Alvina, any other insider insights into the process? I have been reading recently about the influence of Walmart and Target in bookselling (Eek!) Will they be included in the evaluation?

I recently went to an author event featuring Jim LaMarche. He showed us several cover designs for his new book. The staff at S&S was steering to a mass market look. Made me sad. It was only reinforced by the lead article in PW this week. So few persons shopping in bookstores. Most Americans buy their books in other venues.

Any additional thoughts or insights on covers?

Katherine

alvina said...

Well, we're a trade publisher, so for us it's the chains who have the most influence. I should add that it is rare that we change a cover because one of the chains dislikes it (although it did happen to me twice in one season)--usually it's the final straw to a cover that isn't necessary loved by everyone in-house, too.

We have occasionally created special products for Target/COSTCO that we knew would also sell into the trade, though--these markets have special requests in terms of format and price (lower price point, prefer smaller or vertical trim sizes). But for them it's format that makes more of a difference than cover design. It was in part to reach these markets that we started a new novelty/licensing imprint.

What was Jim LaMarche's new book? Did it have a holiday theme? Sometimes those type of books do need to have a certain look or price-point in order to make it onto holiday tables, which is key.

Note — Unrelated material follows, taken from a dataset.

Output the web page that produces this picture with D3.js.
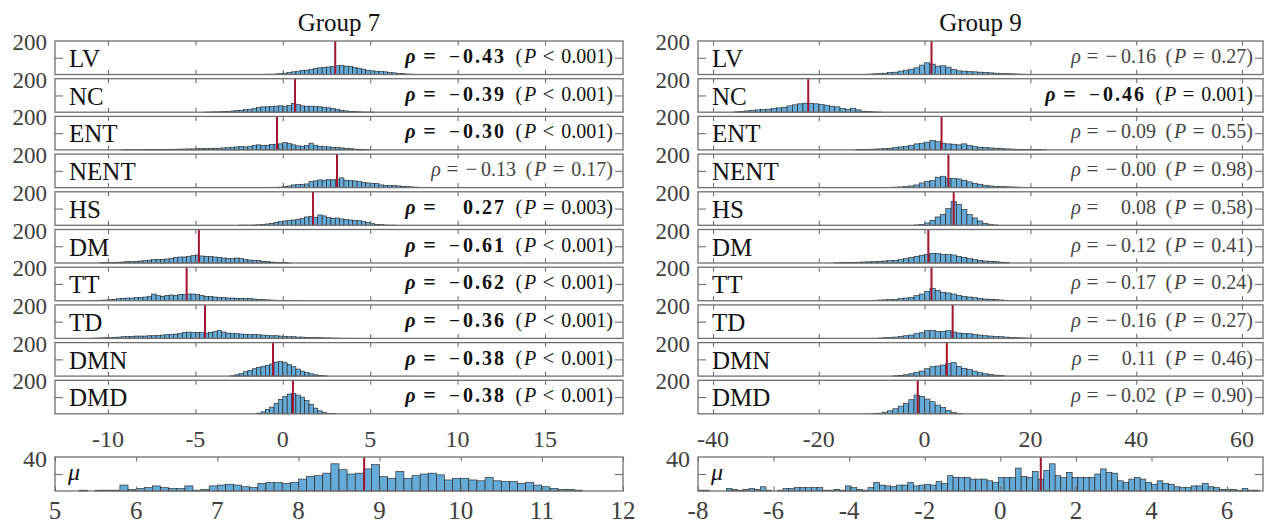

Elaine, I loved your story, too!

Anonymous said...

Yes, Alvina,

Exactly. A holiday title. Bear's First Christmas or something like that. The illustrations were charming. Jim LaMarche paints very fine bears (remember A Story for Bear). He hand rendered some lovely typography for the cover of the new book but the redesigns were much more pedestrian in MHO.

Has it been studied with focus groups? How does sales and marketing determine which covers will cause a customer to pick up a book?

Katherine

Linda S. Wingerter said...

Libby, you are the best dressed children's book person I know because you wear glitter, and it looks excellent on you, I might add.